After graduating from Berea College, Fleming served as an educational specialist on the Kentucky Commission on Human Rights in 1966. From 1967 until 1969, Fleming then served in the Peace Corps in Malawi. Upon his return from Malawi, Fleming served as an analyst on the United States Civil Rights Commission. He worked on the development of the National Afro-American Museum and Cultural Center in Wilberforce, Ohio in 1980 as project director, and then served as its director. In 1992, Fleming was appointed to the Underground Railroad Advisory Committee, and served as the Underground Railroad Freedom Center’s director from 1998 until 2001. Following his tenure as director, Fleming was appointed to the National Museum of African American History and Culture’s Plan for Action Presidential Commission. The commission was responsible for the creation of the National Museum of African American History and Culture in Washington, D.C. Fleming founded JE Associates, LLC in 2007. In 2015, Fleming was hired as the museum director for the National Museum of African American Music in Nashville, Tennessee.

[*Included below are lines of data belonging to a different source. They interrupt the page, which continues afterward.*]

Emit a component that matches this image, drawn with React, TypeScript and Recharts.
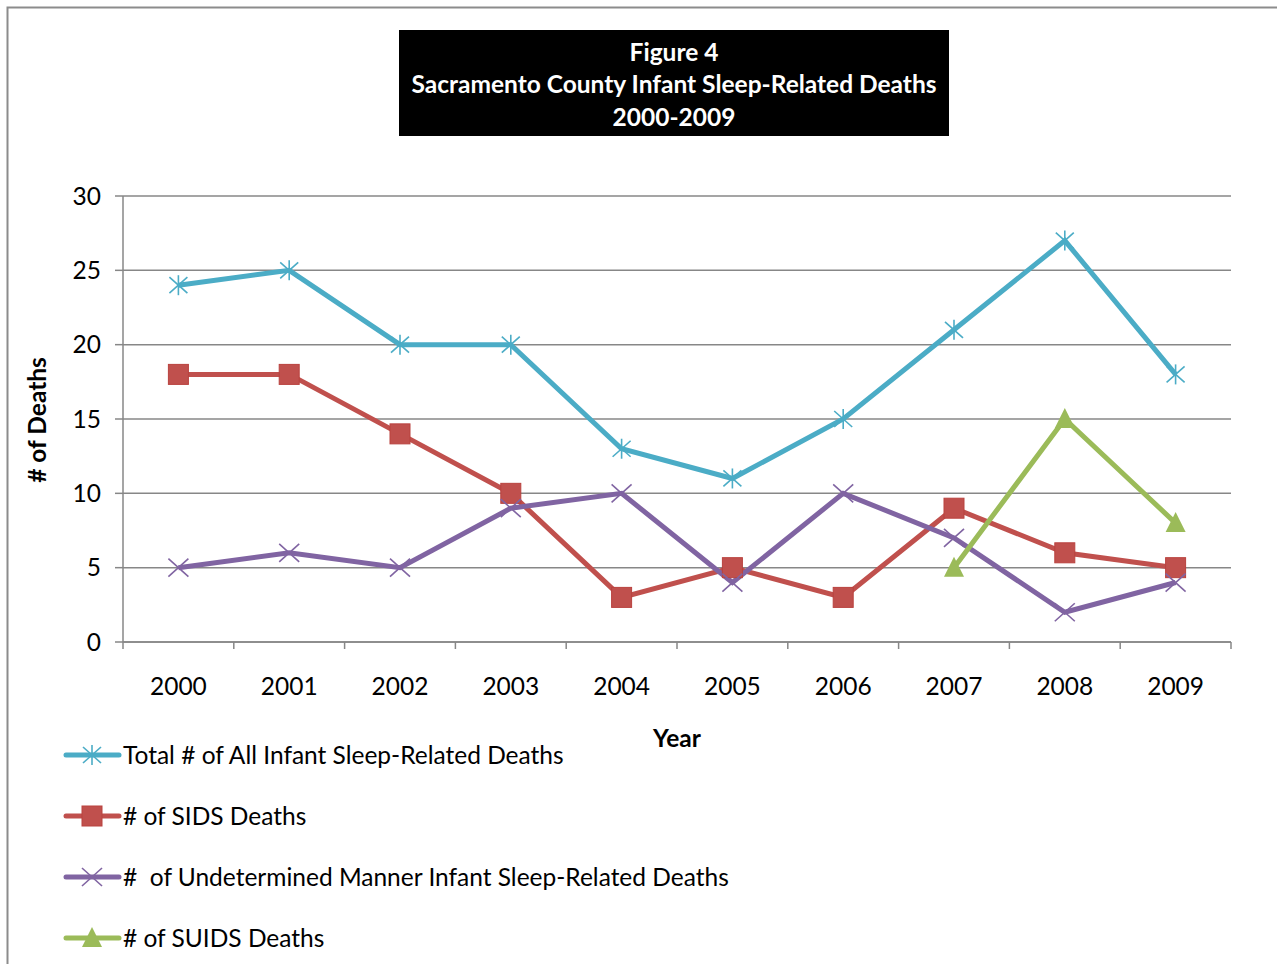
import { LineChart, Line, XAxis, YAxis, CartesianGrid, Legend } from "recharts";

const years = ["2000", "2001", "2002", "2003", "2004", "2005", "2006", "2007", "2008", "2009"];
const totalDeaths = [24, 25, 20, 20, 13, 11, 15, 21, 27, 18];
const sidsDeaths = [18, 18, 14, 10, 3, 5, 3, 9, 6, 5];
const undeterminedDeaths = [5, 6, 5, 9, 10, 4, 10, 7, 2, 4];
const suidsDeaths = [null, null, null, null, null, null, null, 5, 15, 8];
const yTicks = [0, 5, 10, 15, 20, 25, 30];
const titleLines = ["Figure 4", "Sacramento County Infant Sleep-Related Deaths", "2000-2009"];

const FONT = "Lato, 'Open Sans', sans-serif";
const FONT_SIZE = 24.5;
const GRID = "#878787";

const data = years.map((year, i) => ({
  year,
  total: totalDeaths[i],
  sids: sidsDeaths[i],
  undetermined: undeterminedDeaths[i],
  suids: suidsDeaths[i],
}));

type MarkerKind = "asterisk" | "square" | "cross" | "triangle";

const series: { key: string; name: string; color: string; marker: MarkerKind }[] = [
  { key: "total", name: "Total # of All Infant Sleep-Related Deaths", color: "#4BACC6", marker: "asterisk" },
  { key: "sids", name: "# of SIDS Deaths", color: "#C0504D", marker: "square" },
  { key: "undetermined", name: "#  of Undetermined Manner Infant Sleep-Related Deaths", color: "#8064A2", marker: "cross" },
  { key: "suids", name: "# of SUIDS Deaths", color: "#9BBB59", marker: "triangle" },
];

const Marker = ({ kind, cx, cy, color }: { kind: MarkerKind; cx: number; cy: number; color: string }) => {
  if (kind === "asterisk") {
    return (
      <g stroke={color} strokeWidth={1.6}>
        <line x1={cx} y1={cy - 10} x2={cx} y2={cy + 10} />
        <line x1={cx - 9} y1={cy - 8} x2={cx + 9} y2={cy + 8} />
        <line x1={cx - 9} y1={cy + 8} x2={cx + 9} y2={cy - 8} />
      </g>
    );
  }
  if (kind === "square") {
    return <rect x={cx - 10} y={cy - 10} width={20} height={20} fill={color} stroke="#b9423f" strokeWidth={1} />;
  }
  if (kind === "cross") {
    return (
      <g stroke={color} strokeWidth={1.6}>
        <line x1={cx - 10} y1={cy - 9} x2={cx + 10} y2={cy + 9} />
        <line x1={cx - 10} y1={cy + 9} x2={cx + 10} y2={cy - 9} />
      </g>
    );
  }
  return <path d={`M${cx},${cy - 11} L${cx + 10},${cy + 9} L${cx - 10},${cy + 9} Z`} fill={color} />;
};

const makeDot = (kind: MarkerKind, color: string, key: string) => (props: any) => {
  const { cx, cy, index, value } = props;
  if (value == null || cy == null || Number.isNaN(cy)) return <g key={`${key}-${index}`} />;
  return (
    <g key={`${key}-${index}`}>
      <Marker kind={kind} cx={cx} cy={cy} color={color} />
    </g>
  );
};

// year label under each category, tick marks on the category edges
const YearTick = (props: any) => {
  const { x, y, payload, index } = props;
  const half = payload?.offset ?? 55.4;
  return (
    <g>
      <line x1={x - half} y1={y} x2={x - half} y2={y + 7} stroke={GRID} strokeWidth={1.5} />
      {index === years.length - 1 && (
        <line x1={x + half} y1={y} x2={x + half} y2={y + 7} stroke={GRID} strokeWidth={1.5} />
      )}
      <text x={x} y={y + 43} textAnchor="middle" dominantBaseline="central" fontSize={FONT_SIZE} fontFamily={FONT} fill="#000">
        {payload.value}
      </text>
    </g>
  );
};

const LegendList = () => (
  <div style={{ fontFamily: FONT, fontSize: FONT_SIZE, color: "#000" }}>
    {series.map((s) => (
      <div key={s.key} style={{ height: 61, display: "flex", alignItems: "center", whiteSpace: "pre" }}>
        <svg width={61} height={26} style={{ display: "block" }}>
          <line x1={4} y1={13} x2={57} y2={13} stroke={s.color} strokeWidth={5} strokeLinecap="round" />
          <Marker kind={s.marker} cx={30} cy={13} color={s.color} />
        </svg>
        <span>{s.name}</span>
      </div>
    ))}
  </div>
);

export default function App() {
  return (
    <div style={{ position: "absolute", left: 0, top: 0, width: 1277, height: 964, background: "#fff", overflow: "hidden" }}>
      <svg width={1277} height={964} style={{ position: "absolute", left: 0, top: 0 }}>
        <rect x={7.5} y={7.5} width={1300} height={1000} fill="none" stroke="#8c8c8c" strokeWidth={2} />
        <rect x={399} y={30} width={550} height={106} fill="#000" />
        {titleLines.map((t, i) => (
          <text
            key={t}
            x={674}
            y={51 + i * 32.5}
            textAnchor="middle"
            dominantBaseline="central"
            fill="#fff"
            fontWeight="bold"
            fontSize={FONT_SIZE}
            fontFamily={FONT}
          >
            {t}
          </text>
        ))}
        <text
          x={36}
          y={420}
          transform="rotate(-90 36 420)"
          textAnchor="middle"
          dominantBaseline="central"
          fontWeight="bold"
          fontSize={FONT_SIZE}
          fontFamily={FONT}
        >
          # of Deaths
        </text>
        <text x={677} y={737} textAnchor="middle" dominantBaseline="central" fontWeight="bold" fontSize={FONT_SIZE} fontFamily={FONT}>
          Year
        </text>
      </svg>
      <div style={{ position: "absolute", left: 0, top: 0 }}>
        <LineChart width={1277} height={964} data={data} margin={{ top: 196, right: 46, bottom: 262, left: 63 }}>
          <CartesianGrid vertical={false} stroke={GRID} strokeWidth={1.5} />
          <XAxis
            dataKey="year"
            scale="band"
            height={60}
            tickSize={0}
            tickMargin={0}
            tickLine={false}
            axisLine={{ stroke: GRID, strokeWidth: 1.5 }}
            tick={<YearTick />}
            interval={0}
          />
          <YAxis
            width={60}
            domain={[0, 30]}
            ticks={yTicks}
            tickSize={8}
            tickMargin={14}
            tickLine={{ stroke: GRID, strokeWidth: 1.5 }}
            axisLine={{ stroke: GRID, strokeWidth: 1.5 }}
            tick={{ fill: "#000", fontSize: FONT_SIZE, fontFamily: FONT }}
          />
          {series.map((s) => (
            <Line
              key={s.key}
              dataKey={s.key}
              name={s.name}
              stroke={s.color}
              strokeWidth={5}
              dot={makeDot(s.marker, s.color, s.key)}
              activeDot={false}
              isAnimationActive={false}
              connectNulls={false}
            />
          ))}
          <Legend
            layout="vertical"
            align="center"
            verticalAlign="middle"
            content={<LegendList />}
            wrapperStyle={{ left: 62, top: 724, width: 800, height: 250 }}
          />
        </LineChart>
      </div>
    </div>
  );
}
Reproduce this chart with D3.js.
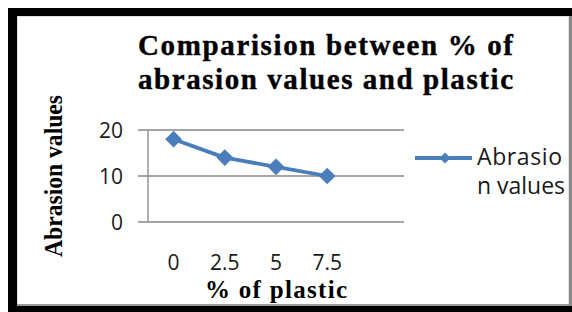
<!DOCTYPE html>
<html><head><meta charset="utf-8">
<script src="https://cdn.jsdelivr.net/npm/d3@7"></script>
<style>html,body{margin:0;padding:0;background:#fff;}svg{display:block;}</style>
</head><body>
<script>
const categories = ["0", "2.5", "5", "7.5"];
const abrasionValues = [18, 14, 12, 10];
const yTicks = [0, 10, 20];
const seriesName = ["Abrasio", "n values"];
const titleLines = ["Comparision between % of", "abrasion values and plastic"];
const xTitle = "% of  plastic";
const yTitle = "Abrasion values";

const W = 572, H = 312;
const svg = d3.select("body").append("svg").attr("width", W).attr("height", H);

// frame
svg.append("rect").attr("x", 0).attr("y", 0).attr("width", W).attr("height", H).attr("fill", "#fff");
svg.append("rect").attr("x", 17).attr("y", 16).attr("width", 552).attr("height", 290)
  .attr("fill", "none").attr("stroke", "#c8c8c8").attr("stroke-width", 1);
svg.append("rect").attr("x", 8).attr("y", 8).attr("width", W - 8).attr("height", 8).attr("fill", "#000");
svg.append("rect").attr("x", 8).attr("y", 8).attr("width", 9).attr("height", H - 8).attr("fill", "#000");
svg.append("rect").attr("x", 8).attr("y", 306).attr("width", W - 8).attr("height", 6).attr("fill", "#000");
svg.append("rect").attr("x", 569).attr("y", 16).attr("width", 3).attr("height", 290).attr("fill", "#8a8a8a");
svg.append("rect").attr("x", 17).attr("y", 304).attr("width", 552).attr("height", 2).attr("fill", "#9a9a9a");

// scales
const plotL = 148, plotR = 404, plotT = 130, plotB = 222;
const step = (plotR - plotL) / (categories.length + 1);
const x = d3.scalePoint().domain(categories).range([plotL, plotR - step]).padding(0.5);
const y = d3.scaleLinear().domain([0, 20]).range([plotB, plotT]);

// gridlines
const g = svg.append("g");
g.selectAll("line.grid").data(yTicks).join("line")
  .attr("x1", plotL - 10).attr("x2", plotR)
  .attr("y1", d => y(d)).attr("y2", d => y(d))
  .attr("stroke", "#878787").attr("stroke-width", 1.3);
g.append("line").attr("x1", plotL).attr("x2", plotL).attr("y1", plotT).attr("y2", plotB)
  .attr("stroke", "#878787").attr("stroke-width", 1.3);

// y tick labels
g.selectAll("text.yt").data(yTicks).join("text")
  .attr("x", 123).attr("y", d => y(d) + 7.5)
  .attr("text-anchor", "end")
  .attr("font-family", "Open Sans").attr("font-size", 21).attr("fill", "#1a1a1a")
  .text(d => d);

// x tick labels
g.selectAll("text.xt").data(categories).join("text")
  .attr("x", d => x(d)).attr("y", 270)
  .attr("text-anchor", "middle")
  .attr("font-family", "Open Sans").attr("font-size", 21).attr("fill", "#1a1a1a")
  .text(d => d);

// line
const color = "#4A7EBB";
const pts = categories.map((c, i) => [x(c), y(abrasionValues[i])]);
svg.append("path").attr("d", d3.line()(pts)).attr("fill", "none")
  .attr("stroke", color).attr("stroke-width", 3.8).attr("stroke-linejoin", "round");
const sym = d3.symbol(d3.symbolSquare, 140);
svg.selectAll("path.mk").data(pts).join("path")
  .attr("d", sym).attr("fill", color)
  .attr("transform", d => `translate(${d[0]},${d[1]}) rotate(45)`);

// titles
svg.selectAll("text.title").data(titleLines).join("text")
  .attr("x", 325.5).attr("y", (d, i) => 55 + i * 34)
  .attr("text-anchor", "middle")
  .attr("font-family", "Liberation Serif").attr("font-weight", "bold").attr("font-size", 29)
  .attr("stroke", "#000").attr("stroke-width", 0.4)
  .attr("textLength", 375).attr("lengthAdjust", "spacing")
  .text(d => d);

svg.append("text").attr("x", 276).attr("y", 298).attr("text-anchor", "middle")
  .attr("font-family", "Liberation Serif").attr("font-weight", "bold").attr("font-size", 25)
  .attr("textLength", 142).attr("lengthAdjust", "spacing")
  .text(xTitle);

svg.append("text").attr("transform", "translate(62,176) rotate(-90)").attr("text-anchor", "middle")
  .attr("font-family", "Liberation Serif").attr("font-weight", "bold").attr("font-size", 26)
  .attr("textLength", 162).attr("lengthAdjust", "spacingAndGlyphs")
  .text(yTitle);

// legend
svg.append("line").attr("x1", 415).attr("x2", 472).attr("y1", 158).attr("y2", 158)
  .attr("stroke", color).attr("stroke-width", 3.8);
svg.append("path").attr("d", d3.symbol(d3.symbolSquare, 60)).attr("fill", color)
  .attr("transform", "translate(445,158) rotate(45)");
svg.selectAll("text.lg").data(seriesName).join("text")
  .attr("x", 477).attr("y", (d, i) => 165 + i * 29)
  .attr("font-family", "Open Sans").attr("font-size", 23).attr("fill", "#1a1a1a")
  .attr("textLength", (d, i) => i === 0 ? 85 : 88).attr("lengthAdjust", "spacing")
  .text(d => d);
</script>
</body></html>
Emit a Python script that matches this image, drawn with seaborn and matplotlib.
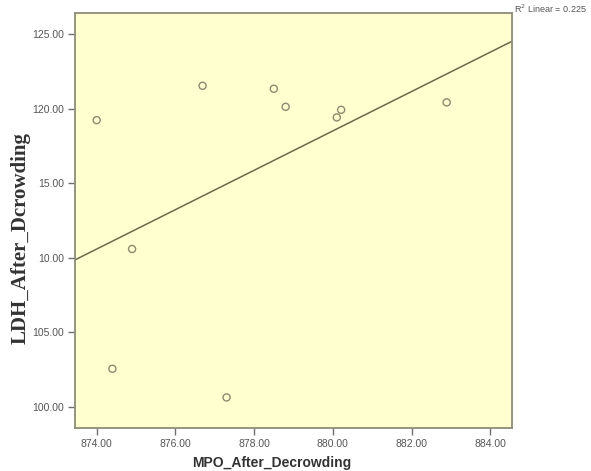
import matplotlib
matplotlib.use("Agg")
import matplotlib.pyplot as plt
import seaborn as sns
import pandas as pd
from matplotlib.ticker import FixedLocator, FixedFormatter

# Data
mpo_after = [874.00, 874.40, 874.90, 876.69, 877.30, 878.50, 878.80, 880.10, 880.21, 882.89]
ldh_after = [119.23, 102.56, 110.59, 121.53, 100.64, 121.33, 120.12, 119.41, 119.92, 120.42]
x_ticks = [874, 876, 878, 880, 882, 884]
x_tick_labels = ["874.00", "876.00", "878.00", "880.00", "882.00", "884.00"]
y_ticks = [100, 105, 110, 115, 120, 125]
y_tick_labels = ["100.00", "105.00", "10.00", "15.00", "120.00", "125.00"]
r2_label = "R$^2$ Linear = 0.225"

df = pd.DataFrame({"MPO_After_Decrowding": mpo_after, "LDH_After_Dcrowding": ldh_after})

fig = plt.figure(figsize=(5.91, 4.71), dpi=100)
ax = fig.add_axes([75/591, 1-428/471, (512-75)/591, (428-13)/471])
ax.set_facecolor("#FFFFD0")
ax.set_xlim(873.45, 884.55)
ax.set_ylim(98.59, 126.41)

edge = "#6E6E55"
sns.regplot(data=df, x="MPO_After_Decrowding", y="LDH_After_Dcrowding", ax=ax,
            ci=None, truncate=False,
            scatter_kws=dict(s=26, facecolors="none", edgecolors=edge, linewidths=1.0),
            line_kws=dict(color="#6A6A48", linewidth=1.1))
ax.set_xlim(873.45, 884.55)
ax.set_ylim(98.59, 126.41)

ax.xaxis.set_major_locator(FixedLocator(x_ticks))
ax.xaxis.set_major_formatter(FixedFormatter(x_tick_labels))
ax.yaxis.set_major_locator(FixedLocator(y_ticks))
ax.yaxis.set_major_formatter(FixedFormatter(y_tick_labels))
ax.tick_params(axis="both", direction="out", length=5, width=1.0, color="#707070",
               labelsize=7.5, labelcolor="#555555", pad=3)
for lab in ax.get_xticklabels() + ax.get_yticklabels():
    lab.set_family("Liberation Sans")

for side in ["left", "bottom", "right", "top"]:
    ax.spines[side].set_color("#8C8C78")
    ax.spines[side].set_linewidth(1.3)

ax.set_xlabel("MPO_After_Decrowding", family="Liberation Sans", fontweight="bold",
              fontsize=10, color="#333333", va="center")
ax.set_ylabel("LDH_After_Dcrowding", family="Liberation Serif", fontweight="bold",
              fontsize=15, color="#333333", va="center")
ax.xaxis.set_label_coords(0.45, -0.084)
ax.yaxis.set_label_coords(-0.1236, 0.458)

fig.text(514/591, 1-9/471, r2_label, family="Liberation Sans", fontsize=6.5,
         color="#555555", ha="left", va="center")

fig.savefig("out.png", dpi=100, facecolor="white")
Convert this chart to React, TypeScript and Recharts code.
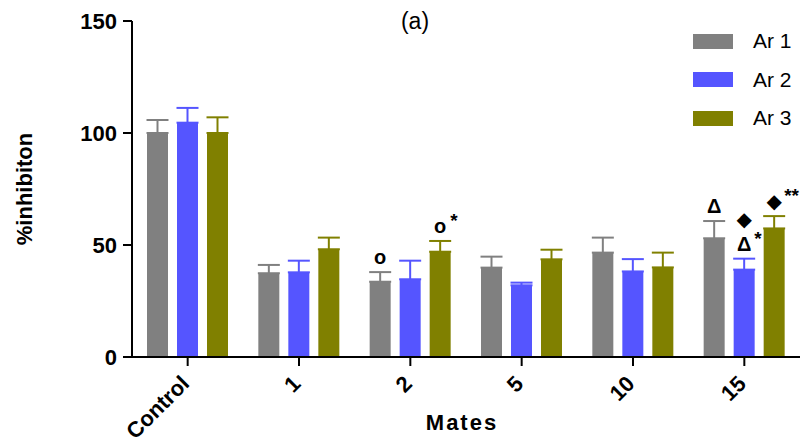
import React from 'react';
import { BarChart, Bar, XAxis, YAxis, ErrorBar, Legend, LabelList, Label } from 'recharts';

const categories = ['Control', '1', '2', '5', '10', '15'];
const ar1 = [100, 37.4, 33.6, 39.9, 46.6, 53.0];
const ar1Sem = [5.8, 3.7, 4.3, 4.9, 6.7, 7.7];
const ar2 = [104.6, 37.8, 34.7, 32.0, 38.2, 39.0];
const ar2Sem = [6.6, 5.2, 8.3, 1.2, 5.5, 4.9];
const ar3 = [100, 48.1, 47.0, 43.6, 40.0, 57.4];
const ar3Sem = [7.0, 5.2, 4.8, 4.3, 6.6, 5.5];
const yTicks = [0, 50, 100, 150];

// significance symbols, from the bar upwards; stars sit beside the first one
const ar1Marks = [[], [], ['o'], [], [], ['Δ']];
const ar1Stars = ['', '', '', '', '', ''];
const ar2Marks = [[], [], [], [], [], ['Δ', '◆']];
const ar2Stars = ['', '', '', '', '', '*'];
const ar3Marks = [[], [], ['o'], [], [], ['◆']];
const ar3Stars = ['', '', '*', '', '', '**'];

const FONT = '"Liberation Sans", Arial, "DejaVu Sans", sans-serif';

const data = categories.map((name, i) => ({
  name,
  ar1: ar1[i],
  ar1Err: [0, ar1Sem[i]],
  ar2: ar2[i],
  ar2Err: [0, ar2Sem[i]],
  ar3: ar3[i],
  ar3Err: [0, ar3Sem[i]],
}));

const series = [
  { key: 'ar1', name: 'Ar 1', color: '#808080', vals: ar1, sems: ar1Sem, marks: ar1Marks, stars: ar1Stars },
  { key: 'ar2', name: 'Ar 2', color: '#5555FF', vals: ar2, sems: ar2Sem, marks: ar2Marks, stars: ar2Stars },
  { key: 'ar3', name: 'Ar 3', color: '#808000', vals: ar3, sems: ar3Sem, marks: ar3Marks, stars: ar3Stars },
];

const makeMarks = (vals: number[], sems: number[], marks: string[][], stars: string[]) => (props: any) => {
  const vb = props.viewBox || props;
  const { x, y, width, height } = vb;
  const i = props.index;
  const syms = marks[i] || [];
  const star = stars[i];
  if (!syms.length && !star) return null;
  const k = height / vals[i];
  const cx = x + width / 2;
  const base = y - sems[i] * k - 8;
  return (
    <g fontFamily={FONT} fill="#000">
      {syms.map((s, j) => (
        <text key={j} x={cx} y={base - j * 25} textAnchor="middle" fontSize={20} fontWeight="bold">
          {s}
        </text>
      ))}
      {star ? (
        <text x={cx + 10} y={base - 6} textAnchor="start" fontSize={19} fontWeight="bold">
          {star}
        </text>
      ) : null}
    </g>
  );
};

const XTick = (props: any) => {
  const { x, y, payload } = props;
  return (
    <g transform={`translate(${x + 3},${y + 17})`}>
      <text x={0} y={0} textAnchor="end" transform="rotate(-45)" fontSize={22} fontWeight="bold" fontFamily={FONT} fill="#000">
        {payload.value}
      </text>
    </g>
  );
};

const LegendBox = () => (
  <div style={{ fontFamily: FONT }}>
    {series.map((s) => (
      <div key={s.key} style={{ display: 'flex', alignItems: 'center', height: 38.5 }}>
        <div style={{ width: 40, height: 15, background: s.color }} />
        <span style={{ marginLeft: 20, fontSize: 21, color: '#000' }}>{s.name}</span>
      </div>
    ))}
  </div>
);

export default function App() {
  return (
    <div style={{ position: 'absolute', left: 0, top: 0, width: 807, height: 444, background: '#fff' }}>
      <div
        style={{
          position: 'absolute',
          left: 365,
          top: 8,
          width: 100,
          textAlign: 'center',
          fontFamily: FONT,
          fontSize: 23,
          color: '#000',
        }}
      >
        (a)
      </div>
      <BarChart
        width={807}
        height={444}
        data={data}
        margin={{ top: 21, right: 7, bottom: 17, left: 52 }}
        barSize={21}
        barGap={9}
      >
        <XAxis
          dataKey="name"
          height={70}
          axisLine={{ stroke: '#000', strokeWidth: 2 }}
          tickLine={{ stroke: '#000', strokeWidth: 2 }}
          tickSize={9}
          tick={<XTick />}
          interval={0}
        >
          <Label
            content={(p: any) => {
              const vb = p.viewBox;
              return (
                <text
                  x={vb.x + vb.width / 2 - 4}
                  y={vb.y + 73}
                  textAnchor="middle"
                  fontSize={22}
                  fontWeight="bold"
                  letterSpacing={2}
                  fontFamily={FONT}
                  fill="#000"
                >
                  Mates
                </text>
              );
            }}
          />
        </XAxis>
        <YAxis
          width={80}
          domain={[0, 150]}
          ticks={yTicks}
          axisLine={{ stroke: '#000', strokeWidth: 2 }}
          tickLine={{ stroke: '#000', strokeWidth: 2 }}
          tickSize={9}
          tickMargin={6}
          tick={{ fontSize: 22, fontWeight: 'bold', fill: '#000', fontFamily: FONT }}
        >
          <Label
            content={(p: any) => {
              const vb = p.viewBox;
              const lx = vb.x - 20;
              const ly = vb.y + vb.height / 2;
              return (
                <text
                  x={lx}
                  y={ly}
                  transform={`rotate(-90 ${lx} ${ly})`}
                  textAnchor="middle"
                  fontSize={22}
                  fontWeight="bold"
                  fontFamily={FONT}
                  fill="#000"
                >
                  %inhibiton
                </text>
              );
            }}
          />
        </YAxis>
        <Legend
          content={<LegendBox />}
          layout="horizontal"
          verticalAlign="middle"
          align="center"
          wrapperStyle={{ left: 693, top: 22, width: 114 }}
        />
        {series.map((s) => (
          <Bar key={s.key} dataKey={s.key} name={s.name} fill={s.color} isAnimationActive={false}>
            <ErrorBar dataKey={`${s.key}Err`} width={11} strokeWidth={2} stroke={s.color} direction="y" />
            <LabelList dataKey={s.key} content={makeMarks(s.vals, s.sems, s.marks, s.stars)} />
          </Bar>
        ))}
      </BarChart>
    </div>
  );
}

Fleming has won multiple awards for his work. He won the Ohioana Library’s Citation Award in 1997, the Ohio Humanities Council’s Bjornson Award in 2007, the American Association for State and Local History’s Award of Distinction in 2008, and the Zora Neale Hurston Award in 2008. Fleming has served on the board of the Columbus Area Leadership Program, on the nomination committee for the American Association for State and Local History, and on Ohio’s Bicentennial Commission. Fleming has also served on the program, executive, and honors committees for the American Association of Museums. In addition to his awards, Fleming has published three books, “The Lengthening Shadow of Slavery: Historical Justification for Affirmative Action for Blacks in High Education,” in 1976, “The Case for Affirmative Action for Blacks in Higher Education” in 1978, and “A Summer Remembered: A Memoir” in 2005.
Fleming and his wife, Barbara Fleming, have two children.
John Fleming was interviewed by The HistoryMakers on November 15, 2017.